Élire une femme présidente des États-Unis ne devrait pas être un événement. De nombreux pays ont déjà élu une femme à la plus haute fonction. Parmi les chefs d’État ou de gouvernement qui auront marqué leur époque, on peut citer Golda Meir, quatrième Premier ministre d’Israël de 1969 à 1974 ou Margaret Thatcher, Premier ministre du Royaume-Uni de 1979 à 1990. Plus proche de nous, on peut citer Angela Merkel (Allemagne), Dilma Roussef (Brésil) ou Michelle Bachelet (Chili). Certaines de ces chefs d’État ou de gouvernement ont eu un destin très particulier. Mohtarma Benazir Bhutto, première femme chef du gouvernement du Pakistan, un pays à majorité musulmane, a été assassinée comme son père, également président et Premier ministre. Sheikh Hasina est la première Premier ministre du Bangladesh (ancien Pakistan oriental), également pays musulman, et fille de Sheikh Mujibur Rahman, premier président de la République (après la scission avec le Pakistan occidental) tué lors du coup d’État de 1975. En France, on a connu également une situation assez proche avec le couple Ségolène Royal et François Hollande. La première a ouvert la voie en échouant assez proche du but au deuxième tour des élections présidentielles de 2007 avant que le père de ses quatre enfants se présente en 2012 et soit élu président.

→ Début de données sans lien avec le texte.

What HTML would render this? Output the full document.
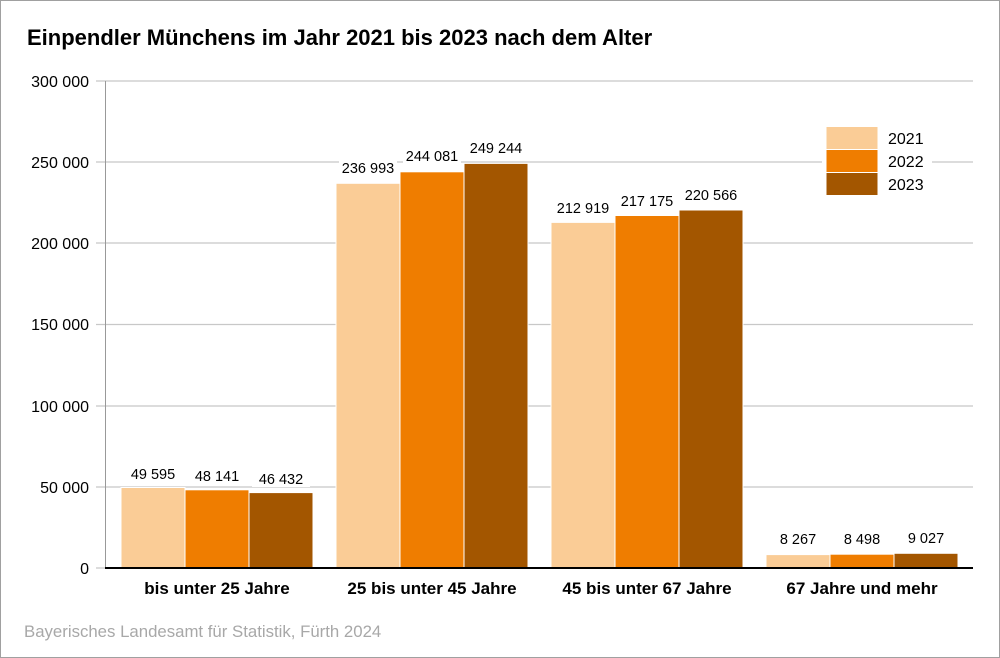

L’élection d’une femme à la plus haute fonction politique américaine n’a donc rien de très extraordinaire. D’ailleurs, Hillary Clinton a été battu d’un fil. C’était déjà la première fois qu’une femme avait été nommée candidate à l’élection présidentielle d’un des deux grands partis.
Au niveau de l’élection présidentielle, deux précédents ont marqué l’histoire politique américaine. D’abord en 1984 avec Geraldine Ferraro, première femme d’un grand parti, en l’occurrence du parti démocrate, candidate à la vice-présidence dans un « ticket » avec Walter Mondale. Ensuite, ce fut Sarah Palin qui eut le même rôle en 2008, mais cette fois côté républicain. Dans les deux cas, ce ticket « mixte » fut assez largement battu, le premier laminé par Ronald Reagan qui entamait son second mandat et le second largement vaincu par Barack Obama qui s’imposait comme le premier président noir des États-Unis.
Mais au-delà de cette percée spectaculaire au plus haut sommet de l’État, quelle est la place de la femme dans la politique américaine ? Elle reste encore assez minoritaire, même si on doit constater une certaine évolution. Au dernier Congrès, les femmes représentaient 29 % de la Chambre des Représentants (128 sur 438) et 25 % du Sénat (25 sur 100). Les démocrates sont assez largement en avance dans cette évolution (43 % de démocrates dans la Chambre des Représentants contre 16%, 31 % au Sénat contre 18%). Cette évolution se confirme aussi dans toutes les instances, Gouvernorats, Congrès des États, Collectivités locales (Current numbers). Une tendance qui n’est pas surprenante dans la mesure où la proportion de femmes diplômées dépasse celle des hommes. Dernière institution majeure, la Cour Suprême compte 4 femmes, soit presque la parité.
Le phénomène le plus significatif est l’augmentation très significative de l’obtention de diplômes de l’enseignement supérieur par les femmes : 11 % d’une classe d’âge en 1970, environ 40 % aujourd’hui. Depuis la fin des années 80, le nombre de femmes dans les campus des Universités et Colleges est supérieur à celui des hommes. Alors qu’elles représentent un peu plus de la moitié de la population (50,8 %), elles ont décroché 60 % des diplômes Bachelor[1] (diplôme qui sanctionne quatre d’études supérieures) et une proportion équivalente au niveau des masters. Ce qui logiquement devrait à terme les amener à prendre la majorité des postes à responsabilité, à la fois dans le monde économique et politique.
[1] Le baccalauréat dans le système universitaire américain (en anglais baccalaureate ou bachelor’s degree, bachelor ou encore simplement degree) est un grade sanctionnant les trois ou quatre premières années universitaires, clôturant le premier cycle des études supérieures (cycle undergraduate en anglais). Il se décline en Bachelor of Arts et Bachelor of Sciences.